L’essai d’Adrienne Rich “La contrainte à l’hétérosexualité et l’existence lesbienne”, publié en anglais en 1980, fut l’une des œuvres pionnières dans la théorisation de l’hétéronormativité. Dans ce texte, Rich pose la question de “pourquoi la survie de l’espèce, les moyens de fertilisation et les rapports affectifs/érotiques, ont été si rigidement identifiés les uns aux autres” 1. La sexualité étant entièrement ramenée à un besoin de reproduction au niveau de l’espèce, l’hétérosexualité se présente comme la seule forme de sexualité naturelle, voire même possible. Rich s’intéresse tout particulièrement au rôle que joue l’effacement de l’existence lesbienne (via l’effacement littéral de données historiques mais aussi via une non-visibilisation de la perspective lesbienne dans la culture) dans cette contrainte à l’hétérosexualité. En effaçant la possibilité même d’une alternative à la vie hétérosexuelle, que cette alternative soit une relation romantique et sexuelles entre femmes ou tout autre forme de vie communautaire excluant les hommes, la culture naturalise l’hétérosexualité ainsi que les formes les plus problématiques que celle-ci peut prendre en tant qu’outil de reproduction du patriarcat.

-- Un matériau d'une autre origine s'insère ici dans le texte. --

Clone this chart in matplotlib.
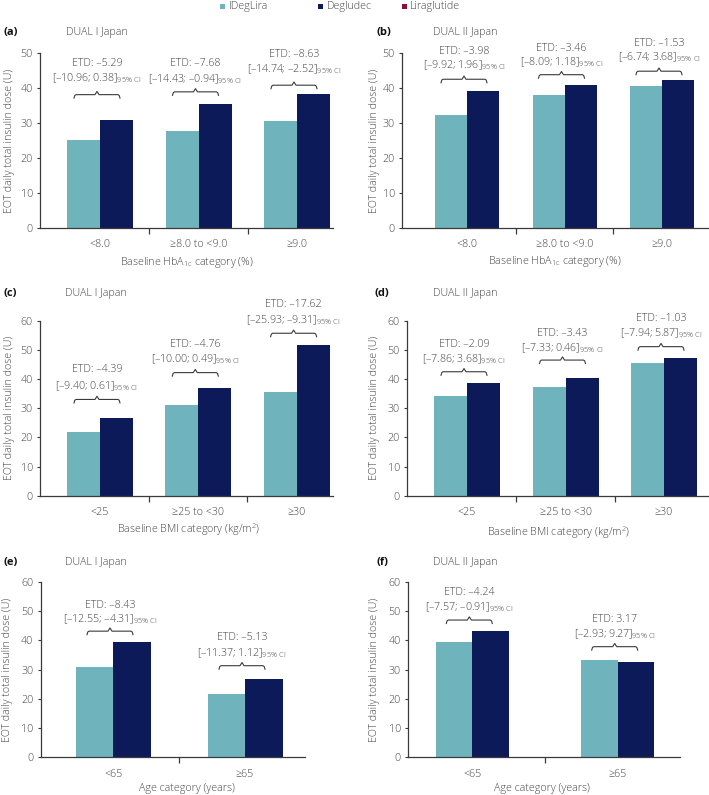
import matplotlib
matplotlib.use('Agg')
import matplotlib.pyplot as plt
from matplotlib.patches import Rectangle
import numpy as np

plt.rcParams['font.family'] = ['Open Sans', 'DejaVu Sans']
plt.rcParams['font.weight'] = 'light'
plt.rcParams['mathtext.fontset'] = 'custom'
plt.rcParams['mathtext.rm'] = 'Open Sans:light'
plt.rcParams['mathtext.it'] = 'Open Sans:italic'
plt.rcParams['mathtext.bf'] = 'Open Sans:bold'

# ---------------- data ----------------
series = ['IDegLira', 'Degludec', 'Liraglutide']

cats_hba1c = ['<8.0', '≥8.0 to <9.0', '≥9.0']
cats_bmi = ['<25', '≥25 to <30', '≥30']
cats_age = ['<65', '≥65']

a_ideg = [25.2, 27.7, 30.6]
a_deg = [30.9, 35.3, 38.4]
a_etd = ['–5.29', '–7.68', '–8.63']
a_ci = ['[–10.96; 0.38]', '[–14.43; –0.94]', '[–14.74; –2.52]']

b_ideg = [32.3, 38.0, 40.7]
b_deg = [39.2, 41.0, 42.3]
b_etd = ['–3.98', '–3.46', '–1.53']
b_ci = ['[–9.92; 1.96]', '[–8.09; 1.18]', '[–6.74; 3.68]']

c_ideg = [21.9, 31.1, 35.7]
c_deg = [26.5, 36.8, 51.6]
c_etd = ['–4.39', '–4.76', '–17.62']
c_ci = ['[–9.40; 0.61]', '[–10.00; 0.49]', '[–25.93; –9.31]']

d_ideg = [34.2, 37.2, 45.4]
d_deg = [38.7, 40.2, 47.1]
d_etd = ['–2.09', '–3.43', '–1.03']
d_ci = ['[–7.86; 3.68]', '[–7.33; 0.46]', '[–7.94; 5.87]']

e_ideg = [30.8, 21.6]
e_deg = [39.3, 26.8]
e_etd = ['–8.43', '–5.13']
e_ci = ['[–12.55; –4.31]', '[–11.37; 1.12]']

f_ideg = [39.3, 33.2]
f_deg = [43.2, 32.5]
f_etd = ['–4.24', '3.17']
f_ci = ['[–7.57; –0.91]', '[–2.93; 9.27]']

# ---------------- style ----------------
W, H = 709, 795
TXT = '#444444'
AXC = '#3a3a3a'
C_IDEG = '#6fb4bc'
C_DEG = '#0d1a5a'
C_LIRA = '#8b1040'
FS = 7.7

fig = plt.figure(figsize=(W / 100, H / 100), dpi=100)


def fx(px):
    return px / W


def fy(py):
    return 1 - py / H


xl_hba1c = 'Baseline HbA$_{\\mathrm{1c}}$ category (%)'
xl_bmi = 'Baseline BMI category (kg/m$^{\\mathrm{2}}$)'
xl_age = 'Age category (years)'

panels = [
    dict(letter='(a)', study='DUAL I Japan', rect=(40, 333, 53, 228), c0=100, sp=98.5,
         ymax=50, cats=cats_hba1c, ideg=a_ideg, deg=a_deg, etd=a_etd, ci=a_ci,
         br=[38.1, 38.9, 40.8], l1=[47.0, 47.0, 49.6], l2=[42.7, 42.4, 45.3],
         xlabel=xl_hba1c, xlpos=(187, 263), ylx=10, lab=(3, 32.5), st=66.5, bw=33),
    dict(letter='(b)', study='DUAL II Japan', rect=(402, 708, 53, 228), c0=467, sp=97.5,
         ymax=50, cats=cats_hba1c, ideg=b_ideg, deg=b_deg, etd=b_etd, ci=b_ci,
         br=[42.5, 43.8, 44.8], l1=[50.3, 51.4, 52.7], l2=[46.5, 47.4, 48.7],
         xlabel=xl_hba1c, xlpos=(555, 262), ylx=375, lab=(376.5, 33), st=433, bw=32),
    dict(letter='(c)', study='DUAL I Japan', rect=(40, 333, 320.7, 495.7), c0=100, sp=98.3,
         ymax=60, cats=cats_bmi, ideg=c_ideg, deg=c_deg, etd=c_etd, ci=c_ci,
         br=[33.0, 42.2, 55.7], l1=[43.1, 51.9, 65.4], l2=[37.6, 46.7, 60.2],
         xlabel=xl_bmi, xlpos=(189, 530), ylx=10, lab=(3, 293.3), st=65, bw=33),
    dict(letter='(d)', study='DUAL II Japan', rect=(407, 708, 320.7, 495.7), c0=467, sp=98.5,
         ymax=60, cats=cats_bmi, ideg=d_ideg, deg=d_deg, etd=d_etd, ci=d_ci,
         br=[42.5, 46.5, 51.1], l1=[51.9, 55.7, 60.8], l2=[46.7, 50.7, 55.7],
         xlabel=xl_bmi, xlpos=(559, 533), ylx=375, lab=(375, 293.3), st=433, bw=33),
    dict(letter='(e)', study='DUAL I Japan', rect=(40.7, 305, 581.7, 757.3), c0=113, sp=132,
         ymax=60, cats=cats_age, ideg=e_ideg, deg=e_deg, etd=e_etd, ci=e_ci,
         br=[43.1, 31.3], l1=[52.0, 40.9], l2=[47.1, 35.7],
         xlabel=xl_age, xlpos=(187, 788), ylx=8, lab=(3, 562.7), st=65, bw=37.5),
    dict(letter='(f)', study='DUAL II Japan', rect=(408, 680, 581.7, 757.3), c0=472.3, sp=145.4,
         ymax=60, cats=cats_age, ideg=f_ideg, deg=f_deg, etd=f_etd, ci=f_ci,
         br=[46.9, 37.8], l1=[56.2, 47.1], l2=[51.2, 42.1],
         xlabel=xl_age, xlpos=(542, 788), ylx=375, lab=(376.5, 562.7), st=432.7, bw=36.5),
]

for p in panels:
    x0, x1, yt, yb = p['rect']
    ax = fig.add_axes([fx(x0), fy(yb), fx(x1 - x0), (yb - yt) / H])
    n = len(p['cats'])
    sp = p['sp']
    xlo = (x0 - p['c0']) / sp
    xhi = (x1 - p['c0']) / sp
    ax.set_xlim(xlo, xhi)
    ax.set_ylim(0, p['ymax'])
    bw = p['bw'] / sp
    xs = np.arange(n)
    ax.bar(xs - bw / 2, p['ideg'], width=bw, color=C_IDEG, linewidth=0)
    ax.bar(xs + bw / 2, p['deg'], width=bw, color=C_DEG, linewidth=0)

    for s in ['top', 'right']:
        ax.spines[s].set_visible(False)
    for s in ['left', 'bottom']:
        ax.spines[s].set_color(AXC)
        ax.spines[s].set_linewidth(0.9)
    ax.set_yticks(np.arange(0, p['ymax'] + 1, 10))
    ax.tick_params(axis='y', length=2.2, width=0.8, pad=3, labelsize=FS,
                   colors=AXC, labelcolor=TXT)
    ax.set_xticks(xs)
    ax.set_xticklabels(p['cats'])
    ax.set_xticks(np.arange(n - 1) + 0.5, minor=True)
    ax.tick_params(axis='x', which='major', length=0, pad=8.2, labelsize=FS, labelcolor=TXT)
    ax.tick_params(axis='x', which='minor', length=4.5, width=0.9, colors=AXC)

    # brackets and ETD annotations
    ypp = p['ymax'] / (yb - yt)  # data units per pixel (y)
    xpp = 1 / sp                  # data units per pixel (x)
    for i in range(n):
        c = i - 3 * xpp
        b = p['br'][i]
        hw = 23 * xpp
        e = 2 * xpp
        xsb = [c - hw, c - hw + e * 0.4, c - hw + e, c - e, c, c + e, c + hw - e, c + hw - e * 0.4, c + hw]
        ysb = [b - 3.5 * ypp, b - 0.8 * ypp, b, b, b + 3.2 * ypp, b, b, b - 0.8 * ypp, b - 3.5 * ypp]
        ax.plot(xsb, ysb, color=AXC, lw=0.8, clip_on=False, solid_joinstyle='round')
        ax.text(c, p['l1'][i], 'ETD: ' + p['etd'][i], ha='center', va='center',
                fontsize=FS, color=TXT, clip_on=False)
        ax.text(c, p['l2'][i], p['ci'][i] + '$_{\\mathrm{95\\%\\ CI}}$', ha='center',
                va='center', fontsize=FS, color=TXT, clip_on=False)

    # labels
    fig.text(fx(p['ylx']), fy((yt + yb) / 2), 'EOT daily total insulin dose (U)',
             rotation=90, ha='center', va='center', fontsize=FS, color=TXT)
    fig.text(fx(p['xlpos'][0]), fy(p['xlpos'][1]), p['xlabel'], ha='center', va='center',
             fontsize=FS, color=TXT)
    fig.text(fx(p['lab'][0]), fy(p['lab'][1]), p['letter'], ha='left', va='center',
             fontsize=8, fontweight='bold', color='#111111')
    fig.text(fx(p['st']), fy(p['lab'][1]), p['study'], ha='left', va='center',
             fontsize=FS, color=TXT)

# legend (figure level)
leg_sq = [220, 317.5, 401.5]
leg_tx = [229, 327, 410]
for col, sx, tx, name in zip([C_IDEG, C_DEG, C_LIRA], leg_sq, leg_tx, series):
    fig.patches.append(Rectangle((fx(sx), fy(8.7)), 5 / W, 5 / H, transform=fig.transFigure,
                                 facecolor=col, edgecolor='none'))
    fig.text(fx(tx), fy(6.4), name, ha='left', va='center', fontsize=FS, color=TXT)

fig.savefig('out.png', dpi=100)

L’analyse de Rich se concentre sur les femmes et l’intersection du sexisme et de l’homophobie, mais la normalisation de la seule hétérosexualité touche bien entendu les hommes également. L’hétéronormativité est par exemple la raison pour laquelle de nombreuses personnes queers sont obligées de faire un “coming-out” alors que ce n’est pas demandé aux personnes hétérosexuelles (l’hétérosexualité étant présumée chez tou·te·s). C’est également la raison pour laquelle la sexualité entre deux personnes de même genre, dans l’imaginaire hétérosexuel, reste cantonnée à un schéma binaire avec une personne pénétrante (“qui fait l’homme”) et une personne pénétrée (“qui fait la femme”).
L’hétéronormativité a des conséquences qui vont bien au-delà d’a priori culturels ne touchant qu’à la vie intime. Elle donne par exemple forme à la loi (via la criminalisation de l’homosexualité ou l’absence de reconnaissance légale pour les couples homosexuels, mais également via la place centrale donnée à la filiation dans la gestion du patrimoine et la supposition qui est ainsi faite d’une reproduction hétérosexuelle.) L’hétéronormativité assure aussi la reproduction d’un schéma sexiste du couple. En effet, dans le modèle patriarcal (qui est toujours dominant, malheureusement), l’homme est considéré comme “dominant” et la femme est par conséquent “dominée”. Le couple hétérosexuel traditionnel est donc la mise en relation obligatoire d’un dominant et d’une dominée.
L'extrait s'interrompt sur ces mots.